In the planning stage, Romyanond carefully considered how the right materials could achieve the desired expression. "I am very particular about materials and components that I use in all areas," he explains. "I have found art in the nature of each material. Each material has a different meaning and memory that an individual may experience. A smooth finish from a sheet metal, the pattern from a perforated sheet metal, the texture from stone, the peace from old lumber or the reaction with light that translucent materials provide--it has all become a part of my artwork."
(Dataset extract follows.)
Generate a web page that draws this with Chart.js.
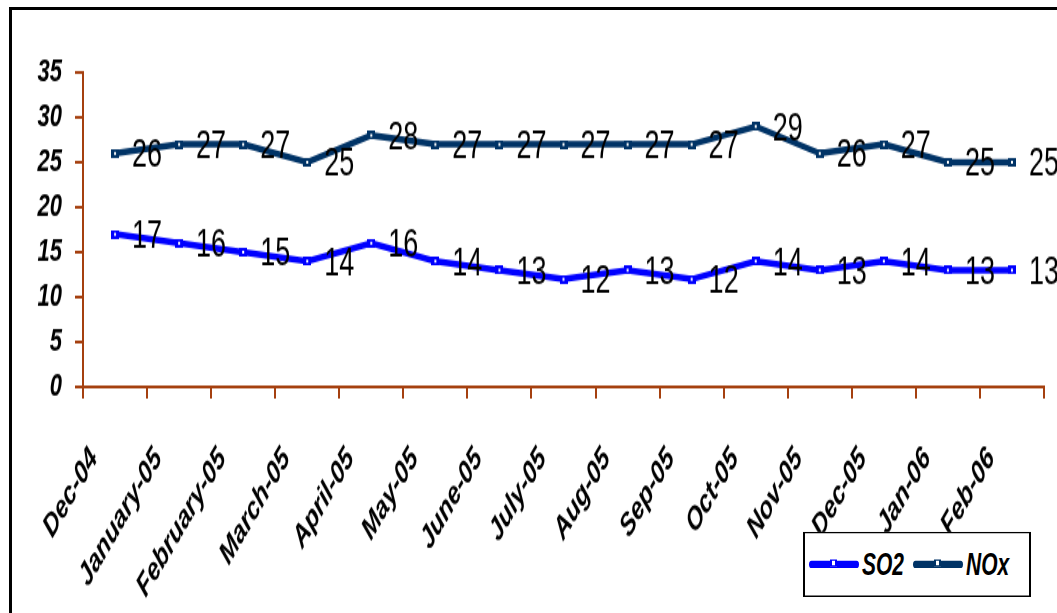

But beauty, this designer acknowledges, is in the eye of the beholder. "Some may see the custom pendant light fixtures in the main dining area as a fixture to provide lighting for those spaces. However, some may see that fixture as a hanging sculpture that fascinates them with shape, pattern, size and composition within a large dining space."

THE RIGHT TEAM
The project began in 2004, and Takeya Japanese Steakhouse opened its doors to the public in December 2006. According to Romyanond, installation went smoothly. The main challenge of the project was finding the right metal. "It's very hard to find a fabricator who can fabricate my free-form sculpture and all the custom designs," he admits.

"The beauty of metal became one of the most important materials in this project. Metal gives an image of simplicity and a new era." -Noom Romyanond, Intl Assoc. AIA

To find the right materials partner, he had to look to the other side of the country. "I worked with (the fabricator) in the preliminary phase and during the detail design and fabrication process," Romyanond recalls. "The process went very smoothly, even though we are in Ormond Beach and they are in California. We worked on a 3-D program and built a model to achieve what I had envisioned."

Overall, he is happy with the process and finished product. "We all face issues in the construction business, but if you have a good fabricator and a good installer, you will be able to get through those issues," Romyanond says. "We as designers are responsible for educating the client and getting them to realize how important it is to work with the right companies on their project."